2023 Bangladeshi Film

Jinn is a 2023 Bangladeshi horror comedy film. The film was directed by Nader Chowdhury and co-produced by Abdul Aziz and Alimullah Khokon under the banner of Jaaz Multimedia. It features Ziaul Roshan and Puja Cherry in the lead roles with Shajal, Jannatun Nur Moon and Shahid un Nabi playing important roles in the film.

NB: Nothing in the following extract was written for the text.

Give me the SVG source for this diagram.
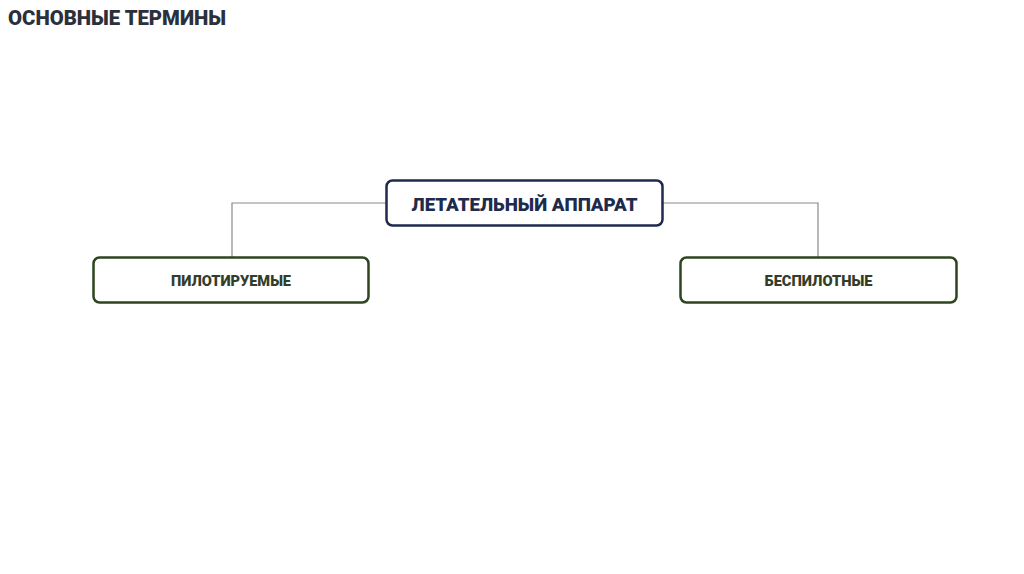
<svg xmlns="http://www.w3.org/2000/svg" width="1024" height="574" viewBox="0 0 1024 574">
<style>
.t{font-family:Roboto,"Liberation Sans",sans-serif;font-weight:900;text-anchor:middle}
.con{fill:none;stroke:#8a8a8a;stroke-width:1.2}
.navy{fill:#fff;stroke:#1e2b4d;stroke-width:2.5}
.green{fill:#fff;stroke:#2e4520;stroke-width:2.5}
</style>
<rect width="1024" height="574" fill="#fff"/>
<text x="8" y="25" font-family="Roboto,'Liberation Sans',sans-serif" font-weight="900" font-size="20" fill="#2b303b" textLength="218" lengthAdjust="spacingAndGlyphs">ОСНОВНЫЕ ТЕРМИНЫ</text>
<g id="connectors">
<polyline class="con" points="386,203 232,203 232,257"/>
<polyline class="con" points="663,203 818,203 818,257"/>
</g>
<g id="root">
<rect class="navy" x="386.5" y="180.5" width="276" height="45" rx="6"/>
<text class="t" x="524.5" y="210.5" font-size="18.5" fill="#1e2b4d" textLength="226" lengthAdjust="spacingAndGlyphs">ЛЕТАТЕЛЬНЫЙ АППАРАТ</text>
</g>
<g id="manned">
<rect class="green" x="93.5" y="257.5" width="275" height="45" rx="6"/>
<text class="t" x="231" y="286" font-size="14" fill="#333d2a" textLength="120" lengthAdjust="spacingAndGlyphs">ПИЛОТИРУЕМЫЕ</text>
</g>
<g id="unmanned">
<rect class="green" x="680.5" y="257.5" width="276" height="45" rx="6"/>
<text class="t" x="818.5" y="286" font-size="14" fill="#333d2a" textLength="108" lengthAdjust="spacingAndGlyphs">БЕСПИЛОТНЫЕ</text>
</g>
</svg>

The principal photography of film begun in August 2019.

==Cast==
- Shajal as Rafsan "Raf", a professional photographer
- Puja Cherry as Mona, Rafsan's wife
- Ziaul Roshan as Bijoy
- Jannatun Nur Moon as Tanuja
- Shahid-Un-Nabi
- Sujata

==Soundtrack==

The soundtrack of film composed by Javed Ahmed Kislu.

Track Listing
| No. | Title | Lyrics | Singer(s) | Length |
|---|---|---|---|---|
| 1. | "Jin" (title track) | Gazi Mazharul Anwar | Kishore Das, Dithi Anwar | 3:01 |

== Release ==
Jaaz Multimedia tried many times to release this movie in theatres. First in Victory Day 2019, then tried to release on Valentine's Day 2020. The film was later finally released on the Eid-ul-Fitr Day in April 22, 2023 in 15 cinema halls.